| Task statement |
From the records below, transcribe only the lines running from the one with "Clone this chart in matplotlib." through the one with "bin_centers = np.sqrt(bin_edges[:-1]". Keep both of those end lines.

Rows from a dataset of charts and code
▼

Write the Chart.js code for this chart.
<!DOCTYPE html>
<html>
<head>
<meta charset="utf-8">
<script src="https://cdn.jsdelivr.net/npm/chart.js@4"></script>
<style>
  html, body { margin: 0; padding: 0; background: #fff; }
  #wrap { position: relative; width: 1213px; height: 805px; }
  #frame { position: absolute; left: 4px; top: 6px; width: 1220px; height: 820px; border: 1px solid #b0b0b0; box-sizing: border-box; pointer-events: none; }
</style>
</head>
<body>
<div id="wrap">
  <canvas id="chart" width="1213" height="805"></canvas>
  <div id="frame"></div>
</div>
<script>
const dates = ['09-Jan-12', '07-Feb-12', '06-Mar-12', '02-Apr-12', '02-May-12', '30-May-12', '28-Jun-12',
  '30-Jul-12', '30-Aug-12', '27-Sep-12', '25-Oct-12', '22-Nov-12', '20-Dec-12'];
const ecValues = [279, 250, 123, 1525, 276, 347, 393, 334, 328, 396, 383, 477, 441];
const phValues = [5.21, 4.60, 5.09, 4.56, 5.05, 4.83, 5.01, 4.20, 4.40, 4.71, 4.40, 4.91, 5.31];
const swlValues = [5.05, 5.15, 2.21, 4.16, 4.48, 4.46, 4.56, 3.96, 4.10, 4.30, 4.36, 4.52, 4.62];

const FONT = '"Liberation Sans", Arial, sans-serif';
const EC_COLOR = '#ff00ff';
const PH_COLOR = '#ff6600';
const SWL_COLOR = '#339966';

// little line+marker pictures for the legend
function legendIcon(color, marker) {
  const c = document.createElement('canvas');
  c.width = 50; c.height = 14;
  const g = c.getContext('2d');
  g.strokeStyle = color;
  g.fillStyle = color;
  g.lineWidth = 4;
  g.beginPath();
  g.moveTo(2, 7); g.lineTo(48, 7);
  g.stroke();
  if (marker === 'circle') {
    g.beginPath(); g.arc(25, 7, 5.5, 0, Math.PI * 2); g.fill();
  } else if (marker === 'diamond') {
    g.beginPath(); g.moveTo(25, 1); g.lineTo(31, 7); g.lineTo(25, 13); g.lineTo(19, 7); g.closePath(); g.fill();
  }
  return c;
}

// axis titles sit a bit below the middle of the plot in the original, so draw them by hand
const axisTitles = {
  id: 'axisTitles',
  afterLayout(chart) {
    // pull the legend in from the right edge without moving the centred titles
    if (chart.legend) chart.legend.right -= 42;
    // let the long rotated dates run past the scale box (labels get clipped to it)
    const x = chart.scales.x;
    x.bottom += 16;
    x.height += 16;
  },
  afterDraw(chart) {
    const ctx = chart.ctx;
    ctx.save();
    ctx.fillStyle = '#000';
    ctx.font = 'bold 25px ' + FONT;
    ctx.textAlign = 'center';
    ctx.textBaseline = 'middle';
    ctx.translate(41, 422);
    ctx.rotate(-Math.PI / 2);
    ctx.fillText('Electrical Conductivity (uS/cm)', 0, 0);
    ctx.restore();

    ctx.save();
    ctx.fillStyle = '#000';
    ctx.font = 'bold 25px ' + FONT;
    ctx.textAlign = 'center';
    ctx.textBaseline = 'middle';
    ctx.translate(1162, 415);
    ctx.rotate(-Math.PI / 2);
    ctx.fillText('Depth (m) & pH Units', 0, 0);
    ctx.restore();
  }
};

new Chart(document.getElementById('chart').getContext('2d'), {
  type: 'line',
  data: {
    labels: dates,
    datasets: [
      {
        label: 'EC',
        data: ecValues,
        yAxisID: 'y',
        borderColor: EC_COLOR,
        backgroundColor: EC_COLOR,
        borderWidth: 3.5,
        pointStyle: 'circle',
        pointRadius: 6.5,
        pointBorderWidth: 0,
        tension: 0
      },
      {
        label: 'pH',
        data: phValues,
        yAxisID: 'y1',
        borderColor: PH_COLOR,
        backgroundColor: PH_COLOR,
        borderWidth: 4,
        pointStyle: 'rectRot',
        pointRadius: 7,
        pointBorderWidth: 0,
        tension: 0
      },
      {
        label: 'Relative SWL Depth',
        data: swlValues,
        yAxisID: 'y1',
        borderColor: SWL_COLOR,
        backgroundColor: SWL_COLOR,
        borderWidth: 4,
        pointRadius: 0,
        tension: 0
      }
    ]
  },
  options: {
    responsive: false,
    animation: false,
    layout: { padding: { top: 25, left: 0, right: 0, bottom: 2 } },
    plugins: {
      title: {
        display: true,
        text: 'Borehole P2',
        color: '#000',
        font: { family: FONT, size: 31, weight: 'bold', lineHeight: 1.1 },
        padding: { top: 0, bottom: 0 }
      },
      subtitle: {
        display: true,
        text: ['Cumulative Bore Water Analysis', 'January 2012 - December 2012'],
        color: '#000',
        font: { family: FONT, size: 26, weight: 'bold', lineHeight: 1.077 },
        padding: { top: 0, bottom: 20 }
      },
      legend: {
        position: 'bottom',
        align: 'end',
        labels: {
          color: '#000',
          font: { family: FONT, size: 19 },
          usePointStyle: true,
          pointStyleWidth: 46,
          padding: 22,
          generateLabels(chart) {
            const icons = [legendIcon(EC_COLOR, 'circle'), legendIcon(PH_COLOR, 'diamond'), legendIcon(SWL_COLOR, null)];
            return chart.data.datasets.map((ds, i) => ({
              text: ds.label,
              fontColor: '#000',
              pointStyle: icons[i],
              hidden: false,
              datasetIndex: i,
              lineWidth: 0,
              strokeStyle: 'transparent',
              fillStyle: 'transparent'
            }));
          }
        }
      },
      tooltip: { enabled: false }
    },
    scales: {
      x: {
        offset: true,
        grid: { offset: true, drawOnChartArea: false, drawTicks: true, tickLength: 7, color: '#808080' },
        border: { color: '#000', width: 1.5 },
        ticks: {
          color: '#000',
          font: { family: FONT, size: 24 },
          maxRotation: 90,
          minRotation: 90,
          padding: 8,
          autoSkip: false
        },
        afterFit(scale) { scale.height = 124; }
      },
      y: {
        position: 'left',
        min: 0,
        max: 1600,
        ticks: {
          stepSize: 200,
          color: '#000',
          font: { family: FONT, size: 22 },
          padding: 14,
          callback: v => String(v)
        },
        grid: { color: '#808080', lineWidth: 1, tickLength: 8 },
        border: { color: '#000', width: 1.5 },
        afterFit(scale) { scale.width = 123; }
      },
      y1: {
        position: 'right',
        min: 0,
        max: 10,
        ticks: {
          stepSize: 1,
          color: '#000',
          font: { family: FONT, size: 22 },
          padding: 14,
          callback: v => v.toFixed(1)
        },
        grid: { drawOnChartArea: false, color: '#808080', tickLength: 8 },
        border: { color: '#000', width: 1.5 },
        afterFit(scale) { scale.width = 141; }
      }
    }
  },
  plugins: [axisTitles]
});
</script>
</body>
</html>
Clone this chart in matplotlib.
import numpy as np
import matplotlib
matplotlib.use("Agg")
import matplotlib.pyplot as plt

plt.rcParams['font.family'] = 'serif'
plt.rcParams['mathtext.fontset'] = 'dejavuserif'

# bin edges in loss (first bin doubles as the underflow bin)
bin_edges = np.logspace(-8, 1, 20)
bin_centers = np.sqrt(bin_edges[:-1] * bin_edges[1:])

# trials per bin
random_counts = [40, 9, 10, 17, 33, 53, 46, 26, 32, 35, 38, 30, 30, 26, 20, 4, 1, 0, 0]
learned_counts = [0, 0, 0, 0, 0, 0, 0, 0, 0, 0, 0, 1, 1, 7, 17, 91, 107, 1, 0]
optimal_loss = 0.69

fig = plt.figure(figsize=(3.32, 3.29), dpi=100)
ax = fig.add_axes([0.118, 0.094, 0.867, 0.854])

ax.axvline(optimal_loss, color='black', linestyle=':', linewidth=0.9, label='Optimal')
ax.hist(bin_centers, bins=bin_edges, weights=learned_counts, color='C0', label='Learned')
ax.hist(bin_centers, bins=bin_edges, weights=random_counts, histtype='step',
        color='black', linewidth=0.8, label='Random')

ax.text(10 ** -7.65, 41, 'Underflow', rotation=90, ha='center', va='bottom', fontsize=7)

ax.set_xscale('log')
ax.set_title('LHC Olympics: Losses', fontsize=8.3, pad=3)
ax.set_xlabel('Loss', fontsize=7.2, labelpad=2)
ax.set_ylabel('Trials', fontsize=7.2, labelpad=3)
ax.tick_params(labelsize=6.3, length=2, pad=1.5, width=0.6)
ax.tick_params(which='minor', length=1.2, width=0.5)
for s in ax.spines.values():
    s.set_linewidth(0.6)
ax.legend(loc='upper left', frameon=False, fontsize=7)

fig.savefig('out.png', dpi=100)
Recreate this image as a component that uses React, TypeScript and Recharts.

▲

| Complete answer |
Clone this chart in matplotlib.
import numpy as np
import matplotlib
matplotlib.use("Agg")
import matplotlib.pyplot as plt

plt.rcParams['font.family'] = 'serif'
plt.rcParams['mathtext.fontset'] = 'dejavuserif'

# bin edges in loss (first bin doubles as the underflow bin)
bin_edges = np.logspace(-8, 1, 20)
bin_centers = np.sqrt(bin_edges[:-1] * bin_edges[1:])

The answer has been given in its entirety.